There is a concept in existential philosophy by Jean-Paul Sartre and Simone de Beauvoir called, “Bad Faith.” It is the idea that we can consciously deceive ourselves into shifting from being a subject within the world to being merely an object. The example Sartre most commonly gives is a waiter who is too “waiter-esque.” S/he moves too quickly, rigidly, and enunciates his words too perfectly so that they are recognized as a waiter. S/he does this because s/he is so entirely aware that they are a waiter and so instead of being a person (a subject), they become essentially a cardboard cutout waiter (an object).

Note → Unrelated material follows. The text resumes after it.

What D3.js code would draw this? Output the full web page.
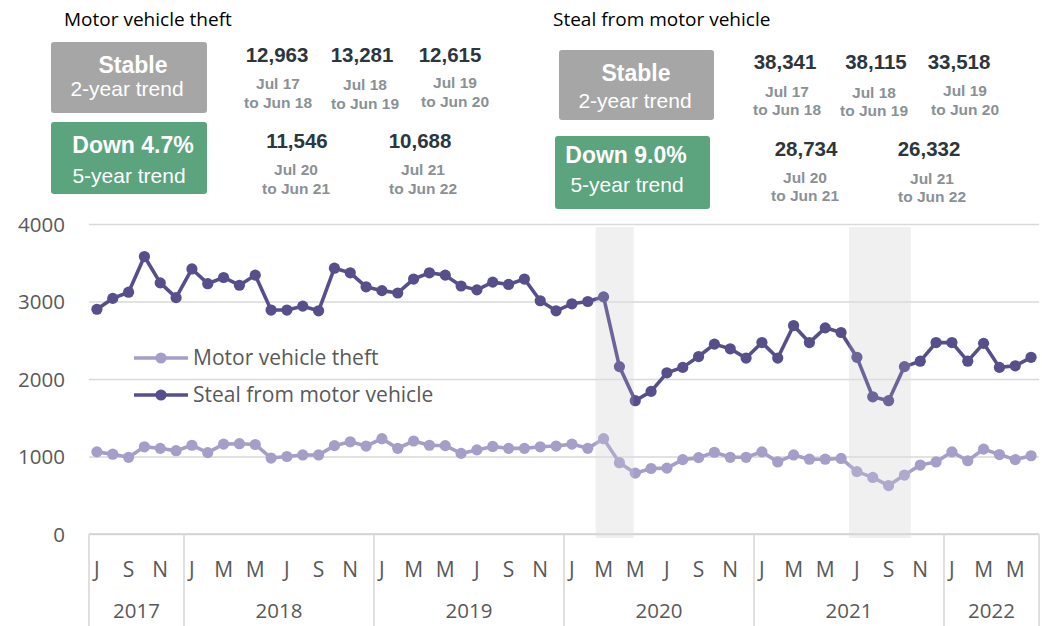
<!DOCTYPE html>
<html><head><meta charset="utf-8">
<script src="https://cdn.jsdelivr.net/npm/d3@7"></script>
<style>
html,body{margin:0;padding:0;background:#fff;}
svg{display:block;}
</style></head>
<body>
<script>
// ---------- DATA ----------
const startYear = 2017, startMonth = 6; // July 2017
const monthInitials = ["J","F","M","A","M","J","J","A","S","O","N","D"];
const years = ["2017","2018","2019","2020","2021","2022"];
const yTicks = [0,1000,2000,3000,4000];

const theftValues = [1060,1030,990,1125,1105,1075,1145,1050,1160,1165,1155,980,
  1000,1020,1020,1140,1190,1135,1230,1105,1200,1145,1140,1040,
  1085,1130,1105,1105,1125,1135,1160,1105,1230,920,785,845,850,960,985,1055,
  990,990,1060,930,1020,965,965,975,805,730,625,760,890,930,1060,945,1095,1025,960,1010];
const stealValues = [2900,3040,3120,3580,3240,3050,3420,3230,3310,3210,3340,2890,
  2890,2940,2880,3430,3370,3190,3140,3110,3290,3370,3340,3200,
  3150,3250,3220,3290,3010,2880,2970,3000,3060,2160,1720,1840,2080,2150,2290,2450,
  2390,2270,2470,2270,2690,2470,2660,2600,2280,1770,1720,2160,2230,2470,2470,2230,2460,2150,2170,2280];

// shaded periods, in months from July 2017
const shadeStart = [32.0, 48.0];
const shadeEnd = [34.4, 51.9];

const seriesNames = ["Motor vehicle theft","Steal from motor vehicle"];
const panelTitles = ["Motor vehicle theft","Steal from motor vehicle"];
const trend2 = ["Stable","Stable"];
const trend5 = ["Down 4.7%","Down 9.0%"];
const theftTotals = ["12,963","13,281","12,615","11,546","10,688"];
const stealTotals = ["38,341","38,115","33,518","28,734","26,332"];
const periodFrom = ["Jul 17","Jul 18","Jul 19","Jul 20","Jul 21"];
const periodTo = ["to Jun 18","to Jun 19","to Jun 20","to Jun 21","to Jun 22"];

// ---------- LAYOUT ----------
const W = 1042, H = 626;
const colors = {theft:"#a59ec9", steal:"#574f8c", grid:"#d9d9d9", axisText:"#595959",
  boxGray:"#a6a6a6", boxGreen:"#5ba47e", num:"#2b363d", sub:"#8a9196"};
const axisFont = "'Open Sans', sans-serif";
const statFont = "'Liberation Sans', Arial, sans-serif";

const svg = d3.select("body").append("svg").attr("width", W).attr("height", H);

const nMonths = theftValues.length;
const idx = d3.range(nMonths);
const x = d3.scaleBand().domain(idx).range([89, 1039]).paddingInner(0).paddingOuter(0);
const bw = x.bandwidth();
const xm = m => 89 + m * bw; // continuous month position
const y = d3.scaleLinear().domain([0, 4000]).range([534, 224]);

// shade (behind)
const shades = shadeStart.map((s,i)=>({s, e: shadeEnd[i]}));
svg.append("g").selectAll("rect").data(shades).join("rect")
  .attr("x", d=>xm(d.s)).attr("width", d=>xm(d.e)-xm(d.s))
  .attr("y", y(3960)).attr("height", y(-50)-y(3960))
  .attr("fill", "#f0f0f0");

// gridlines
const yAxis = d3.axisLeft(y).tickValues(yTicks).tickSize(-(1039-89)).tickPadding(24).tickFormat(d3.format("d"));
const gy = svg.append("g").attr("transform","translate(89,0)").call(yAxis);
gy.select(".domain").remove();
gy.selectAll(".tick line").attr("stroke", colors.grid).attr("stroke-width",1.6);
gy.selectAll(".tick text").attr("fill", colors.axisText).attr("font-family", axisFont)
  .attr("font-size", 20.5).attr("dy","0.35em");

// x axis: month labels and year separators
const periods = idx.map(i => {
  const mm = startMonth + i;
  return {i, year: startYear + Math.floor(mm/12), month: mm % 12};
});
const gx = svg.append("g");
gx.append("line").attr("x1",89).attr("x2",1039).attr("y1",y(0)).attr("y2",y(0))
  .attr("stroke","#d0d0d0").attr("stroke-width",1.6);
gx.selectAll("text.m").data(periods.filter(p=>p.i%2===0)).join("text")
  .attr("class","m")
  .attr("x", p=>x(p.i)+bw/2).attr("y", 577)
  .attr("text-anchor","middle").attr("font-family", axisFont).attr("font-size",21)
  .attr("fill", colors.axisText).text(p=>monthInitials[p.month]);
const yearGroups = years.map(yr => {
  const ps = periods.filter(p=>String(p.year)===yr);
  return {yr, a: ps[0].i, b: ps[ps.length-1].i + 1};
});
const seps = [0].concat(yearGroups.map(g=>g.b));
gx.selectAll("line.sep").data(seps).join("line").attr("class","sep")
  .attr("x1", d=>xm(d)).attr("x2", d=>xm(d)).attr("y1", y(0)).attr("y2", H)
  .attr("stroke","#d9d9d9").attr("stroke-width",1.6);
gx.selectAll("text.yr").data(yearGroups).join("text").attr("class","yr")
  .attr("x", g=>(xm(g.a)+xm(g.b))/2).attr("y", 618)
  .attr("text-anchor","middle").attr("font-family", axisFont).attr("font-size",20.5)
  .attr("fill", colors.axisText).text(g=>g.yr);

// lines
const line = d3.line().x((d,i)=>x(i)+bw/2).y(d=>y(d));
function drawSeries(vals, col){
  const g = svg.append("g");
  g.append("path").datum(vals).attr("d", line).attr("fill","none")
    .attr("stroke", col).attr("stroke-width",3.6).attr("stroke-linejoin","round");
  g.selectAll("circle").data(vals).join("circle")
    .attr("cx", (d,i)=>x(i)+bw/2).attr("cy", d=>y(d)).attr("r",5.6).attr("fill", col);
}
drawSeries(theftValues, colors.theft);
drawSeries(stealValues, colors.steal);

// shade overlay (slight)
svg.append("g").selectAll("rect").data(shades).join("rect")
  .attr("x", d=>xm(d.s)).attr("width", d=>xm(d.e)-xm(d.s))
  .attr("y", y(3960)).attr("height", y(-50)-y(3960))
  .attr("fill", "#f0f0f0").attr("opacity",0.14);

// legend
const leg = svg.append("g");
const legItems = [{name: seriesNames[0], col: colors.theft, yy:358},{name: seriesNames[1], col: colors.steal, yy:395}];
legItems.forEach(it=>{
  leg.append("line").attr("x1",134).attr("x2",188).attr("y1",it.yy).attr("y2",it.yy)
    .attr("stroke", it.col).attr("stroke-width",3.6);
  leg.append("circle").attr("cx",161).attr("cy",it.yy).attr("r",5.6).attr("fill",it.col);
  leg.append("text").attr("x",193).attr("y",it.yy+7).attr("font-family",axisFont)
    .attr("font-size",21).attr("fill",colors.axisText).text(it.name);
});

// ---------- header panels ----------
const panels = [
  {title: panelTitles[0], tx:64, ty:26, totals: theftTotals,
   box2:{x:51,y:42,w:156,h:71, t1x:133, t1y:73, t2x:127, t2y:96},
   box5:{x:51,y:122,w:156,h:72, t1x:133, t1y:153, t2x:129, t2y:183},
   stats:[{nx:277,ny:62,sx:278,s1y:89,s2y:108},{nx:362,ny:62,sx:365,s1y:90,s2y:109},
          {nx:450,ny:62,sx:455,s1y:88,s2y:107},{nx:297,ny:148,sx:296,s1y:175,s2y:194},
          {nx:420,ny:148,sx:423,s1y:175,s2y:194}]},
  {title: panelTitles[1], tx:553, ty:26, totals: stealTotals,
   box2:{x:559,y:50,w:155,h:70, t1x:636, t1y:81, t2x:635, t2y:108},
   box5:{x:555,y:136,w:155,h:73, t1x:626, t1y:163, t2x:627, t2y:192},
   stats:[{nx:785,ny:69,sx:787,s1y:97,s2y:115},{nx:876,ny:69,sx:874,s1y:98,s2y:116},
          {nx:959,ny:69,sx:965,s1y:96,s2y:115},{nx:806,ny:156,sx:805,s1y:183,s2y:201},
          {nx:929,ny:156,sx:932,s1y:184,s2y:202}]}
];
panels.forEach((p,pi)=>{
  const g = svg.append("g");
  g.append("text").attr("x",p.tx).attr("y",p.ty).attr("font-family",axisFont)
    .attr("font-size",19).attr("fill","#000").text(p.title);
  [[p.box2, colors.boxGray, trend2[pi], "2-year trend"],[p.box5, colors.boxGreen, trend5[pi], "5-year trend"]]
  .forEach(([b, col, t1, t2])=>{
    g.append("rect").attr("x",b.x).attr("y",b.y).attr("width",b.w).attr("height",b.h)
      .attr("rx",3).attr("fill",col);
    g.append("text").attr("x",b.t1x).attr("y",b.t1y).attr("text-anchor","middle")
      .attr("font-family",statFont).attr("font-weight","bold").attr("font-size",23)
      .attr("fill","#fff").text(t1);
    g.append("text").attr("x",b.t2x).attr("y",b.t2y).attr("text-anchor","middle")
      .attr("font-family",statFont).attr("font-size",21).attr("fill","#fff").text(t2);
  });
  p.stats.forEach((s,i)=>{
    g.append("text").attr("x",s.nx).attr("y",s.ny).attr("text-anchor","middle")
      .attr("font-family",statFont).attr("font-weight","bold").attr("font-size",20.5)
      .attr("fill",colors.num).text(p.totals[i]);
    g.append("text").attr("x",s.sx).attr("y",s.s1y).attr("text-anchor","middle")
      .attr("font-family",statFont).attr("font-weight","bold").attr("font-size",15.5)
      .attr("fill",colors.sub).text(periodFrom[i]);
    g.append("text").attr("x",s.sx).attr("y",s.s2y).attr("text-anchor","middle")
      .attr("font-family",statFont).attr("font-weight","bold").attr("font-size",15.5)
      .attr("fill",colors.sub).text(periodTo[i]);
  });
});
</script>
</body></html>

Amy Winehouse when asked if she thought she would become famous said, “I think I would go mad. It’s a scary thing. Very scary” and, “I don’t think I could handle it.” In Infinite Jest, David Foster Wallace said, “To be envied, admired, is not a feeling. Nor is fame a feeling. There are feelings associated with fame, but few of them are any more enjoyable than the feelings associated with envy of fame.” Fame seems to be society’s tool to producing bad faith. As somebody becomes more famous, they shift from being a subject to being a commodity; an object. They become a product. They are expected to produce and their production is consumed. It’s hard to ever shift back into the subjective and being a subject because they are followed around by the looming shadow of fame.
Ultimately, even if the artist is able to retain their subjectivity, fame follows closely as a reminder that they are still a product in and of society. That there is now a supply and demand on them, on their thoughts, and on their creations. They are not so much sought after as them-as-them but instead as them-as-a-product. With each new “product,” society’s demand increases until the person, even if dealing with real, subjective, human shit has to create, has to produce as them-as-a-product rather than them-as-them. If they are unable to meet the demand, then society begins to cannibalize them-as-a-product through media and sensationalism. The real horror of fame is that you are constantly forced into bad faith.
Amy Winehouse, while becoming a meme of drug addiction on the internet, really died due to fame. Her personal issues were prompted due to fame and then trying to sort her personal issues out were exasperated by fame. She was unable to escape paparazzi. She died of alcohol overdose which she was very aware would kill her. Her doctor had told her that if she drank heavily again her heart would stop. She essentially committed suicide.
David Foster Wallace in This Is Water, said, “Think of the old cliché about ‘the mind being an excellent servant but a terrible master.’ This, like many clichés, so lame and unexciting on the surface, actually expresses a great and terrible truth. It is not the least bit coincidental that adults who commit suicide with firearms almost always shoot themselves in the head.” Yet, he hung himself which is revealing when coupled with his views on fame. He hung himself seemingly symbolically as a cessation of speech. The immediate fame from Infinite Jest would be the death of him so he ended himself preemptively.